He had a trading floor (practically a mini-exchange) which made front-running a distinct probability, and should have exposed him to more regulatory scrutiny, not less, as was the case (him being a good liberal Democrat, and all). That was "the well-known cloud over the head of Madoff" but he was audited by SEC only a few times, on outside tips, with only a slap on the wrist for "regulatory compliance" misdemeanors.
Dropping or reporting a client because someone heard something from someone at lunch? Investment banking (or many other industries) would not exist if that were the case, but that kind of hearsay "warnings" always make great headlines in lawsuit news.
There is no substance here, the better case can actually be made against SEC and FInRA. But Picard can't lose by filing these kinds of lawsuits against "deep pockets" that are not currently favored by public at large - he might get a settlement (ridiculous $5B in "damages" to his clients should be thrown out out immediately) because it keeps him "in business" and collecting legal fees for several years while it would cost JPMorgan (and other "deep pockets") millions in legal fees, time, reputation and potential business. That's not very different from modus operandi that cons Larry Milberg and Melvyn Weiss (of former Milberg Weiss Bershad & Schulman) used in their sleazy class action lawsuits, only here it's actually authorized by the SPIC:
Now JPMorgan could be saddled with lawsuits from Madoff investors for "the next five, six, seven years," said banking analyst Richard Bove of Rochdale Securities. < snip > ....."We've got a lot wrong this year, but we got this one right at least -- I said it looked too good to be true on that call with you in [September] . . . I guess it's true that when the tide goes out you see who is swimming naked," one staffer bragged after the humongous scam became public knowledge.

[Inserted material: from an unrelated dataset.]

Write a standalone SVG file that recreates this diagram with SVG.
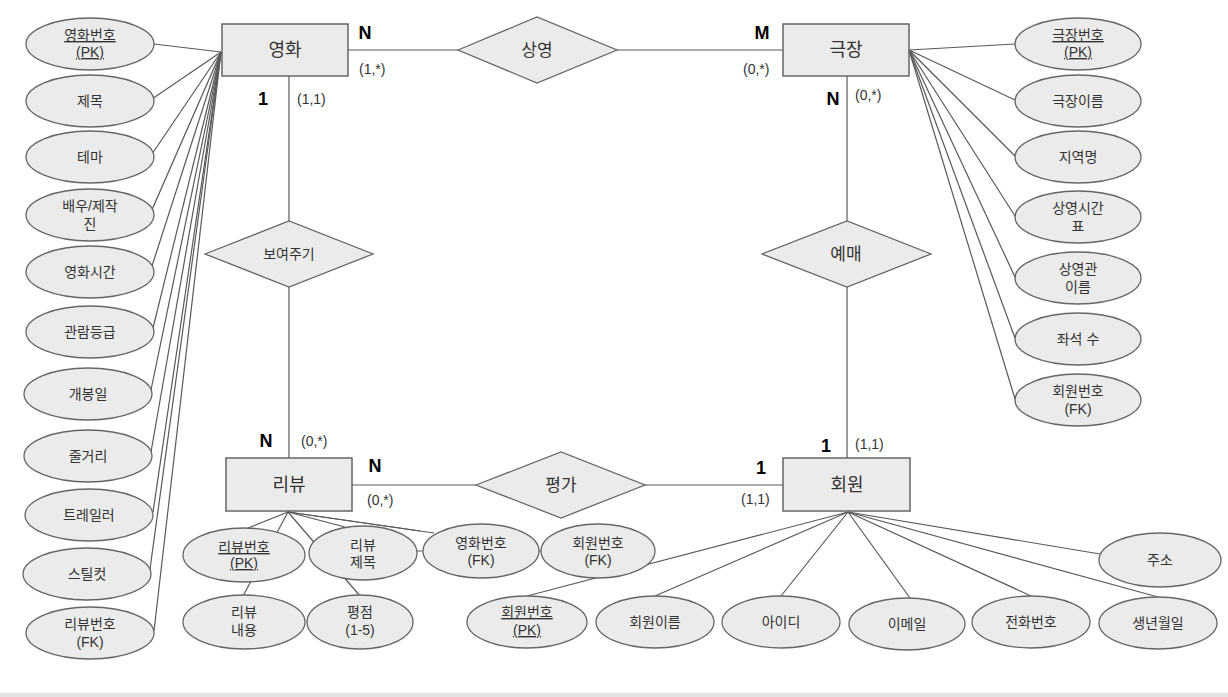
<svg xmlns="http://www.w3.org/2000/svg" width="1228" height="697" viewBox="0 0 1228 697">
<style>
.ent{fill:#ebebeb;stroke:#666;stroke-width:1.5}
.rel{fill:#ebebeb;stroke:#666;stroke-width:1.3}
.att{fill:#ebebeb;stroke:#666;stroke-width:1.3}
.ln{stroke:#595959;stroke-width:1.2;fill:none}
text{font-family:"Liberation Sans","Noto Sans CJK KR",sans-serif;fill:#333;text-anchor:middle}
.et{font-size:18px}
.rt{font-size:17px}
.rs{font-size:14px}
.at{font-size:14px}
.u{text-decoration:underline}
.card{font-size:18px;font-weight:bold;fill:#000}
.mul{font-size:14px;text-anchor:start}
</style>
<rect x="0" y="0" width="1228" height="697" fill="#fff"/>
<rect x="0" y="693" width="1228" height="4" fill="#e3e3e3"/>

<g id="connectors">
<!-- relationships -->
<line class="ln" x1="348" y1="50" x2="458" y2="50"/>
<line class="ln" x1="617" y1="50" x2="783" y2="50"/>
<line class="ln" x1="289" y1="76" x2="289" y2="221"/>
<line class="ln" x1="289" y1="287" x2="289" y2="458"/>
<line class="ln" x1="847" y1="76" x2="847" y2="221"/>
<line class="ln" x1="847" y1="287" x2="847" y2="458"/>
<line class="ln" x1="352" y1="485" x2="476" y2="485"/>
<line class="ln" x1="645" y1="485" x2="783" y2="485"/>
<!-- 영화 attributes -->
<line class="ln" x1="221" y1="52" x2="154" y2="44"/>
<line class="ln" x1="221" y1="52" x2="152" y2="99"/>
<line class="ln" x1="221" y1="52" x2="152" y2="154"/>
<line class="ln" x1="221" y1="52" x2="151" y2="212"/>
<line class="ln" x1="221" y1="52" x2="152" y2="266"/>
<line class="ln" x1="221" y1="52" x2="153" y2="328"/>
<line class="ln" x1="221" y1="52" x2="151" y2="390"/>
<line class="ln" x1="221" y1="52" x2="151" y2="452"/>
<line class="ln" x1="221" y1="52" x2="153" y2="512"/>
<line class="ln" x1="221" y1="52" x2="150" y2="569"/>
<line class="ln" x1="221" y1="52" x2="154" y2="631"/>
<!-- 극장 attributes -->
<line class="ln" x1="909" y1="50" x2="1015" y2="44"/>
<line class="ln" x1="909" y1="50" x2="1015" y2="100"/>
<line class="ln" x1="909" y1="50" x2="1015" y2="156"/>
<line class="ln" x1="909" y1="50" x2="1015" y2="216"/>
<line class="ln" x1="909" y1="50" x2="1015" y2="277"/>
<line class="ln" x1="909" y1="50" x2="1015" y2="338"/>
<line class="ln" x1="909" y1="50" x2="1015" y2="399"/>
<!-- 리뷰 attributes -->
<line class="ln" x1="288" y1="512" x2="248" y2="528"/>
<line class="ln" x1="288" y1="512" x2="243" y2="596"/>
<line class="ln" x1="288" y1="512" x2="360" y2="596"/>
<line class="ln" x1="288" y1="512" x2="345" y2="527"/>
<line class="ln" x1="288" y1="512" x2="420" y2="531"/>
<line class="ln" x1="288" y1="512" x2="434" y2="533"/>
<line class="ln" x1="363" y1="551" x2="598" y2="551"/>
<!-- 회원 attributes -->
<line class="ln" x1="848" y1="512" x2="527" y2="596"/>
<line class="ln" x1="848" y1="512" x2="655" y2="596"/>
<line class="ln" x1="848" y1="512" x2="781" y2="596"/>
<line class="ln" x1="848" y1="512" x2="910" y2="598"/>
<line class="ln" x1="848" y1="512" x2="1031" y2="596"/>
<line class="ln" x1="848" y1="512" x2="1158" y2="597"/>
<line class="ln" x1="848" y1="512" x2="1100" y2="554"/>
</g>

<!-- entities -->
<g id="movie"><rect class="ent" x="222" y="24" width="126" height="52"/><text class="et" x="285" y="56">영화</text></g>
<g id="theater"><rect class="ent" x="783" y="24" width="126" height="52"/><text class="et" x="846" y="56">극장</text></g>
<g id="review"><rect class="ent" x="226" y="458" width="126" height="53"/><text class="et" x="289" y="491">리뷰</text></g>
<g id="member"><rect class="ent" x="783" y="458" width="127" height="53"/><text class="et" x="847" y="491">회원</text></g>

<!-- relationships -->
<g id="screening"><polygon class="rel" points="458,50 537,17 617,50 537,83"/><text class="rt" x="537" y="56">상영</text></g>
<g id="showing"><polygon class="rel" points="205,254 289,221 373,254 289,287"/><text class="rs" x="289" y="259">보여주기</text></g>
<g id="booking"><polygon class="rel" points="762,254 847,221 931,254 847,287"/><text class="rt" x="846" y="260">예매</text></g>
<g id="rating"><polygon class="rel" points="476,485 561,452 645,485 561,518"/><text class="rt" x="561" y="491">평가</text></g>

<!-- cardinality labels -->
<g id="labels">
<text class="card" x="365" y="39">N</text><text class="mul" x="359" y="74">(1,*)</text>
<text class="card" x="762" y="39">M</text><text class="mul" x="743" y="74">(0,*)</text>
<text class="card" x="263" y="105">1</text><text class="mul" x="297" y="104">(1,1)</text>
<text class="card" x="833" y="105">N</text><text class="mul" x="855" y="100">(0,*)</text>
<text class="card" x="266" y="447">N</text><text class="mul" x="301" y="446">(0,*)</text>
<text class="card" x="375" y="472">N</text><text class="mul" x="367" y="505">(0,*)</text>
<text class="card" x="826" y="452">1</text><text class="mul" x="855" y="449">(1,1)</text>
<text class="card" x="761" y="474">1</text><text class="mul" x="741" y="504">(1,1)</text>
</g>

<!-- 영화 attributes -->
<g id="a-movie-no"><ellipse class="att" cx="90" cy="44" rx="64" ry="26"/><text class="at u" x="90" y="40">영화번호</text><text class="at u" x="90" y="57">(PK)</text></g>
<g id="a-title"><ellipse class="att" cx="90" cy="101" rx="64" ry="26"/><text class="at" x="90" y="106">제목</text></g>
<g id="a-theme"><ellipse class="att" cx="90" cy="157" rx="64" ry="26"/><text class="at" x="90" y="162">테마</text></g>
<g id="a-cast"><ellipse class="att" cx="90" cy="215" rx="64" ry="26"/><text class="at" x="90" y="211">배우/제작</text><text class="at" x="90" y="229">진</text></g>
<g id="a-runtime"><ellipse class="att" cx="90" cy="272" rx="64" ry="26"/><text class="at" x="90" y="277">영화시간</text></g>
<g id="a-rating"><ellipse class="att" cx="90" cy="332" rx="64" ry="26"/><text class="at" x="90" y="337">관람등급</text></g>
<g id="a-release"><ellipse class="att" cx="88" cy="394" rx="64" ry="26"/><text class="at" x="88" y="399">개봉일</text></g>
<g id="a-plot"><ellipse class="att" cx="88" cy="456" rx="64" ry="26"/><text class="at" x="88" y="461">줄거리</text></g>
<g id="a-trailer"><ellipse class="att" cx="89" cy="515" rx="64" ry="26"/><text class="at" x="89" y="520">트레일러</text></g>
<g id="a-still"><ellipse class="att" cx="87" cy="574" rx="64" ry="26"/><text class="at" x="87" y="579">스틸컷</text></g>
<g id="a-review-fk"><ellipse class="att" cx="90" cy="633" rx="64" ry="26"/><text class="at" x="90" y="629">리뷰번호</text><text class="at" x="90" y="647">(FK)</text></g>

<!-- 극장 attributes -->
<g id="a-theater-no"><ellipse class="att" cx="1078" cy="44" rx="63" ry="26"/><text class="at u" x="1078" y="40">극장번호</text><text class="at u" x="1078" y="57">(PK)</text></g>
<g id="a-theater-name"><ellipse class="att" cx="1078" cy="101" rx="63" ry="26"/><text class="at" x="1078" y="106">극장이름</text></g>
<g id="a-region"><ellipse class="att" cx="1078" cy="157" rx="63" ry="26"/><text class="at" x="1078" y="162">지역명</text></g>
<g id="a-timetable"><ellipse class="att" cx="1078" cy="217" rx="63" ry="26"/><text class="at" x="1078" y="213">상영시간</text><text class="at" x="1078" y="231">표</text></g>
<g id="a-hall"><ellipse class="att" cx="1078" cy="278" rx="63" ry="26"/><text class="at" x="1078" y="274">상영관</text><text class="at" x="1078" y="292">이름</text></g>
<g id="a-seats"><ellipse class="att" cx="1078" cy="339" rx="63" ry="26"/><text class="at" x="1078" y="344">좌석 수</text></g>
<g id="a-member-fk1"><ellipse class="att" cx="1078" cy="400" rx="63" ry="26"/><text class="at" x="1078" y="396">회원번호</text><text class="at" x="1078" y="414">(FK)</text></g>

<!-- 리뷰 attributes -->
<g id="a-review-no"><ellipse class="att" cx="244" cy="555" rx="61" ry="27"/><text class="at u" x="244" y="552">리뷰번호</text><text class="at u" x="244" y="568">(PK)</text></g>
<g id="a-review-title"><ellipse class="att" cx="363" cy="553" rx="54" ry="27"/><text class="at" x="363" y="550">리뷰</text><text class="at" x="363" y="567">제목</text></g>
<g id="a-movie-fk"><ellipse class="att" cx="481" cy="551" rx="58" ry="27"/><text class="at" x="481" y="548">영화번호</text><text class="at" x="481" y="565">(FK)</text></g>
<g id="a-member-fk2"><ellipse class="att" cx="598" cy="551" rx="57" ry="27"/><text class="at" x="598" y="548">회원번호</text><text class="at" x="598" y="565">(FK)</text></g>
<g id="a-review-body"><ellipse class="att" cx="244" cy="622" rx="61" ry="27"/><text class="at" x="244" y="617">리뷰</text><text class="at" x="244" y="635">내용</text></g>
<g id="a-score"><ellipse class="att" cx="360" cy="622" rx="53" ry="27"/><text class="at" x="360" y="617">평점</text><text class="at" x="360" y="635">(1-5)</text></g>

<!-- 회원 attributes -->
<g id="a-member-no"><ellipse class="att" cx="527" cy="622" rx="60" ry="26"/><text class="at u" x="527" y="617">회원번호</text><text class="at u" x="527" y="635">(PK)</text></g>
<g id="a-member-name"><ellipse class="att" cx="655" cy="622" rx="59" ry="26"/><text class="at" x="655" y="627">회원이름</text></g>
<g id="a-id"><ellipse class="att" cx="781" cy="622" rx="59" ry="26"/><text class="at" x="781" y="627">아이디</text></g>
<g id="a-email"><ellipse class="att" cx="907" cy="624" rx="58" ry="26"/><text class="at" x="907" y="629">이메일</text></g>
<g id="a-phone"><ellipse class="att" cx="1031" cy="622" rx="59" ry="26"/><text class="at" x="1031" y="627">전화번호</text></g>
<g id="a-birth"><ellipse class="att" cx="1158" cy="623" rx="59" ry="26"/><text class="at" x="1158" y="628">생년월일</text></g>
<g id="a-address"><ellipse class="att" cx="1160" cy="560" rx="61" ry="27"/><text class="at" x="1160" y="565">주소</text></g>
</svg>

That comment actually proves that they didn't know about Bernie's Ponzi scheme - only that it "looked too good to be true" for them to invest with him. They didn't have the responsibility to do the same kind of due diligence for anyone else, or even disclose it (may even have been prevented from external disclosure by lack of evidence and potential "defamation" or "loss of business" lawsuits).
Quick dismissal of this kind of lawsuit would be a positive step against legal abuse; "clawback" process shouldn't be used for "fishing expeditions" and "lawsuits with intent to settle" based on nothing more than some "degree of separation" with the schemer.
From JPMorgan claims no wrongdoing in Madoff mess - NYP, 2011 February 09
..... Firing back, JPMorgan said in a lengthy court filing that Picard was effectively trying to get the courts to create new law holding banks to much tougher accountability standards. The trustee is entirely wrong in asserting that JPMorgan violated any federal statutes or regulations; quite simply, the trustee's interpretation of federal banking law would impose broad investigative duties on banks that do not exist, the bank's lawyers wrote. The bank also challenged Picard's legal standing to bring the case. JPMorgan said that as the trustee for Madoff's company, he had no authority to bring what amounted to an enormous backdoor class action on behalf of Madoff's customers. ..... < snip > JPMorgan Chase, the bank where Bernard Madoff kept his clients' money, said in a court filing Tuesday that it had no legal obligation to figure out that the Ponzi king's investment scheme was a fraud. ..... < snip >
Sounds familiar - this is effectively a "deep pockets" class action extortion suit à la Milberg Weiss; it's not within the letter, the spirit or the purview of the "clawback" law. A quick dismissal should put Picard in his place and back on track looking for the money and the real culprits / co-conspirators, not the scapegoats.